**Part of a data file:**
• • • • •

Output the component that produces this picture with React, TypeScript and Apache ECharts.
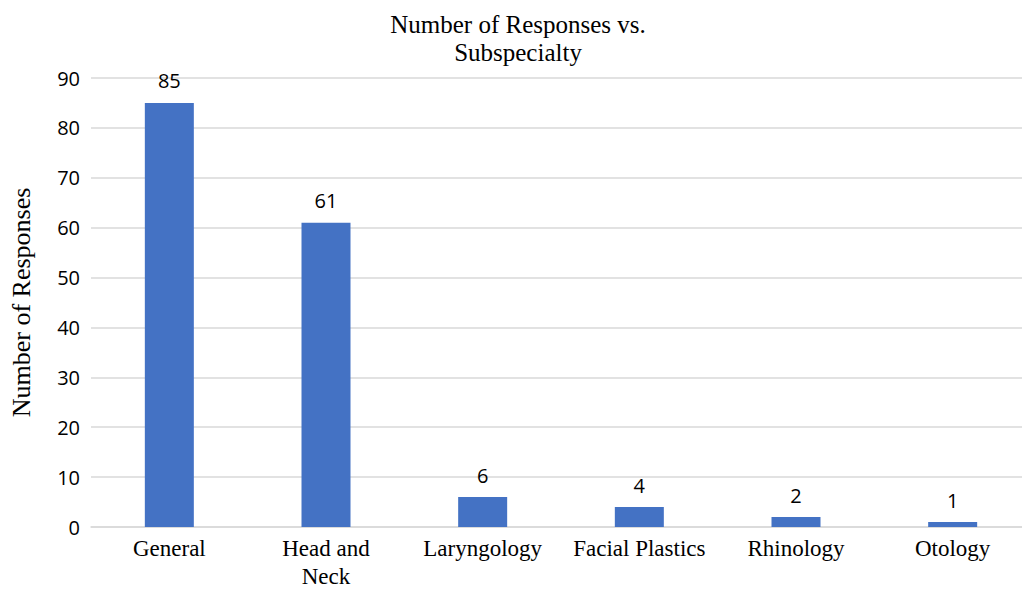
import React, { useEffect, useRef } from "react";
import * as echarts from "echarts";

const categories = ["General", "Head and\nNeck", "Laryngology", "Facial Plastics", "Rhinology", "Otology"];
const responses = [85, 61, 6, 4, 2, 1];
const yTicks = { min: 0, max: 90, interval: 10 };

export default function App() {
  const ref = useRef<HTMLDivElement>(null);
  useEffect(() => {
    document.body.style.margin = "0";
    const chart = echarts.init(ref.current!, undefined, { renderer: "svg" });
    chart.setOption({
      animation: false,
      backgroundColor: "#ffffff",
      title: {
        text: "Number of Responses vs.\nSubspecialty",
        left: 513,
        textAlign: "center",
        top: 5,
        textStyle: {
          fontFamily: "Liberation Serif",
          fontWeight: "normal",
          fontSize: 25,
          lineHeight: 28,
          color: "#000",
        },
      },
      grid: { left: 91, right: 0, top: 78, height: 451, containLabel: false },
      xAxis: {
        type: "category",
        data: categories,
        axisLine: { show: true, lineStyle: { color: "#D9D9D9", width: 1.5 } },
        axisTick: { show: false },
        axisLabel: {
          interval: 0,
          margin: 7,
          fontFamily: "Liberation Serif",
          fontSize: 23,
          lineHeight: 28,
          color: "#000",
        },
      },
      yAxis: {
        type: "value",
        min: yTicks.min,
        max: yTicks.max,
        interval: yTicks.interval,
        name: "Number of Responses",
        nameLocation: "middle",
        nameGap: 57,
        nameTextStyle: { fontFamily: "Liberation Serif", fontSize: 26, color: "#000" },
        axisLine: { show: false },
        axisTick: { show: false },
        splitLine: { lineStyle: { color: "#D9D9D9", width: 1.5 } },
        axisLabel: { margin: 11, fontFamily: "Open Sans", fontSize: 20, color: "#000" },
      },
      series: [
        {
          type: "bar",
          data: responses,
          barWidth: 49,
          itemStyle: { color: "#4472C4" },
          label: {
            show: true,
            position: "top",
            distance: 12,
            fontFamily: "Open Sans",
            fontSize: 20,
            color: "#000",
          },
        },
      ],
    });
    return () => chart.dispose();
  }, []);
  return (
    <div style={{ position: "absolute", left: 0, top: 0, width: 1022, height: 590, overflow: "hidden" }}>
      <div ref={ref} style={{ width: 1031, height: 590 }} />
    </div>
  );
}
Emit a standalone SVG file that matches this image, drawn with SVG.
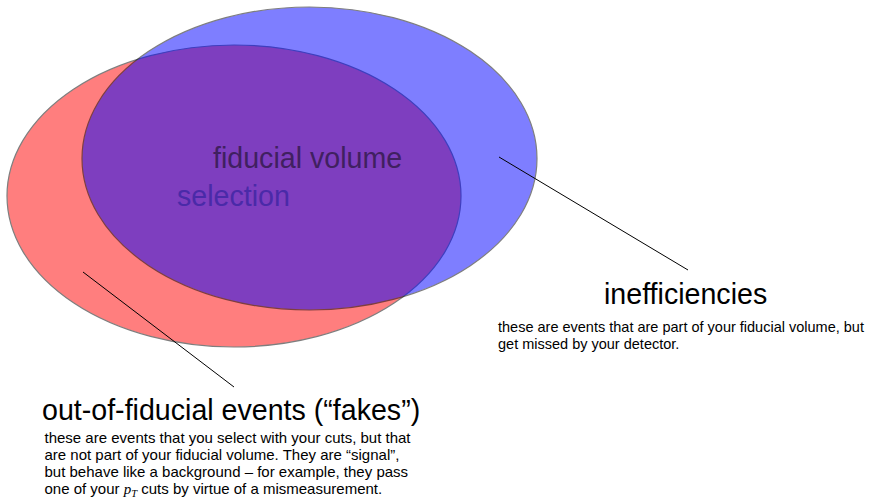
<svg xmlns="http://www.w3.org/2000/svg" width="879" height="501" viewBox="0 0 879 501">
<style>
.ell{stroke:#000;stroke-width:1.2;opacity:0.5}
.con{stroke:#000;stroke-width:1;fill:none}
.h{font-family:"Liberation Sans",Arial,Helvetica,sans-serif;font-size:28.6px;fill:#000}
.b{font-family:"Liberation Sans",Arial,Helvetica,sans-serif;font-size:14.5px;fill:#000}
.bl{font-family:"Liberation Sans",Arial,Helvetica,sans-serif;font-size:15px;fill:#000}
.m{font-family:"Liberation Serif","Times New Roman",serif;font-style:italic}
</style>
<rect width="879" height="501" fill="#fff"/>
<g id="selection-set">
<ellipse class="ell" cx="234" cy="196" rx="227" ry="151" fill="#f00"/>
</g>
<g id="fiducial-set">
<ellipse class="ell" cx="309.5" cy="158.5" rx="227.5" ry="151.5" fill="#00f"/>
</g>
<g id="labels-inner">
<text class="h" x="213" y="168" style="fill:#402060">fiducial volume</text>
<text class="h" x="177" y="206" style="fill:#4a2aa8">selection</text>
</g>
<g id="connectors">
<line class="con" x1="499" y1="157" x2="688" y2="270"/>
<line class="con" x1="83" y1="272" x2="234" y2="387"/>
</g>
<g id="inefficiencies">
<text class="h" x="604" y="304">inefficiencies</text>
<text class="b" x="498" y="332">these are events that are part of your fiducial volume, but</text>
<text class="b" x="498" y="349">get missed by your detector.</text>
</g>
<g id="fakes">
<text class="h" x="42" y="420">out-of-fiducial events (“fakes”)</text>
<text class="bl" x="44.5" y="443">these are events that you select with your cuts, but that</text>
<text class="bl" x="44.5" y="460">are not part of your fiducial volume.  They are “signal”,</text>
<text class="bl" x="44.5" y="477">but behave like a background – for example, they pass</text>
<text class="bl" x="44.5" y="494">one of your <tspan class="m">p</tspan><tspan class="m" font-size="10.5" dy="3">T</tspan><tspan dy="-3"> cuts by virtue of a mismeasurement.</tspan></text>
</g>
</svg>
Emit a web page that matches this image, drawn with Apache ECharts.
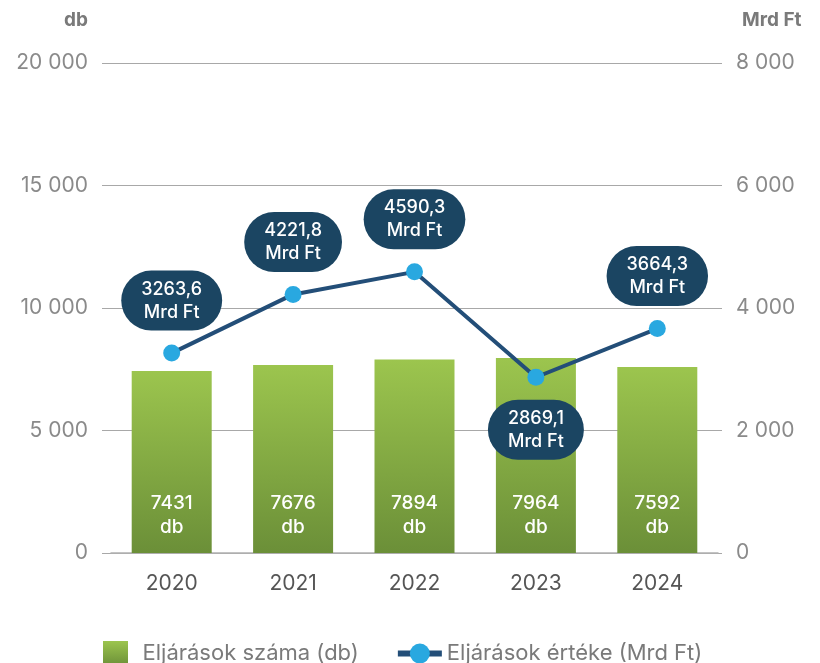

• • • • •

**The exercise:**
Omit each picture, then return all of the listing exactly as it stands.

**Output of the task:**
Output the component that produces this picture with React, TypeScript and Apache ECharts.
import React, { useEffect, useRef } from "react";
import * as echarts from "echarts";

const categories = ["General", "Head and\nNeck", "Laryngology", "Facial Plastics", "Rhinology", "Otology"];
const responses = [85, 61, 6, 4, 2, 1];
const yTicks = { min: 0, max: 90, interval: 10 };

export default function App() {
  const ref = useRef<HTMLDivElement>(null);
  useEffect(() => {
    document.body.style.margin = "0";
    const chart = echarts.init(ref.current!, undefined, { renderer: "svg" });
    chart.setOption({
      animation: false,
      backgroundColor: "#ffffff",
      title: {
        text: "Number of Responses vs.\nSubspecialty",
        left: 513,
        textAlign: "center",
        top: 5,
        textStyle: {
          fontFamily: "Liberation Serif",
          fontWeight: "normal",
          fontSize: 25,
          lineHeight: 28,
          color: "#000",
        },
      },
      grid: { left: 91, right: 0, top: 78, height: 451, containLabel: false },
      xAxis: {
        type: "category",
        data: categories,
        axisLine: { show: true, lineStyle: { color: "#D9D9D9", width: 1.5 } },
        axisTick: { show: false },
        axisLabel: {
          interval: 0,
          margin: 7,
          fontFamily: "Liberation Serif",
          fontSize: 23,
          lineHeight: 28,
          color: "#000",
        },
      },
      yAxis: {
        type: "value",
        min: yTicks.min,
        max: yTicks.max,
        interval: yTicks.interval,
        name: "Number of Responses",
        nameLocation: "middle",
        nameGap: 57,
        nameTextStyle: { fontFamily: "Liberation Serif", fontSize: 26, color: "#000" },
        axisLine: { show: false },
        axisTick: { show: false },
        splitLine: { lineStyle: { color: "#D9D9D9", width: 1.5 } },
        axisLabel: { margin: 11, fontFamily: "Open Sans", fontSize: 20, color: "#000" },
      },
      series: [
        {
          type: "bar",
          data: responses,
          barWidth: 49,
          itemStyle: { color: "#4472C4" },
          label: {
            show: true,
            position: "top",
            distance: 12,
            fontFamily: "Open Sans",
            fontSize: 20,
            color: "#000",
          },
        },
      ],
    });
    return () => chart.dispose();
  }, []);
  return (
    <div style={{ position: "absolute", left: 0, top: 0, width: 1022, height: 590, overflow: "hidden" }}>
      <div ref={ref} style={{ width: 1031, height: 590 }} />
    </div>
  );
}
Emit a standalone SVG file that matches this image, drawn with SVG.
<svg xmlns="http://www.w3.org/2000/svg" width="879" height="501" viewBox="0 0 879 501">
<style>
.ell{stroke:#000;stroke-width:1.2;opacity:0.5}
.con{stroke:#000;stroke-width:1;fill:none}
.h{font-family:"Liberation Sans",Arial,Helvetica,sans-serif;font-size:28.6px;fill:#000}
.b{font-family:"Liberation Sans",Arial,Helvetica,sans-serif;font-size:14.5px;fill:#000}
.bl{font-family:"Liberation Sans",Arial,Helvetica,sans-serif;font-size:15px;fill:#000}
.m{font-family:"Liberation Serif","Times New Roman",serif;font-style:italic}
</style>
<rect width="879" height="501" fill="#fff"/>
<g id="selection-set">
<ellipse class="ell" cx="234" cy="196" rx="227" ry="151" fill="#f00"/>
</g>
<g id="fiducial-set">
<ellipse class="ell" cx="309.5" cy="158.5" rx="227.5" ry="151.5" fill="#00f"/>
</g>
<g id="labels-inner">
<text class="h" x="213" y="168" style="fill:#402060">fiducial volume</text>
<text class="h" x="177" y="206" style="fill:#4a2aa8">selection</text>
</g>
<g id="connectors">
<line class="con" x1="499" y1="157" x2="688" y2="270"/>
<line class="con" x1="83" y1="272" x2="234" y2="387"/>
</g>
<g id="inefficiencies">
<text class="h" x="604" y="304">inefficiencies</text>
<text class="b" x="498" y="332">these are events that are part of your fiducial volume, but</text>
<text class="b" x="498" y="349">get missed by your detector.</text>
</g>
<g id="fakes">
<text class="h" x="42" y="420">out-of-fiducial events (“fakes”)</text>
<text class="bl" x="44.5" y="443">these are events that you select with your cuts, but that</text>
<text class="bl" x="44.5" y="460">are not part of your fiducial volume.  They are “signal”,</text>
<text class="bl" x="44.5" y="477">but behave like a background – for example, they pass</text>
<text class="bl" x="44.5" y="494">one of your <tspan class="m">p</tspan><tspan class="m" font-size="10.5" dy="3">T</tspan><tspan dy="-3"> cuts by virtue of a mismeasurement.</tspan></text>
</g>
</svg>
Emit a web page that matches this image, drawn with Apache ECharts.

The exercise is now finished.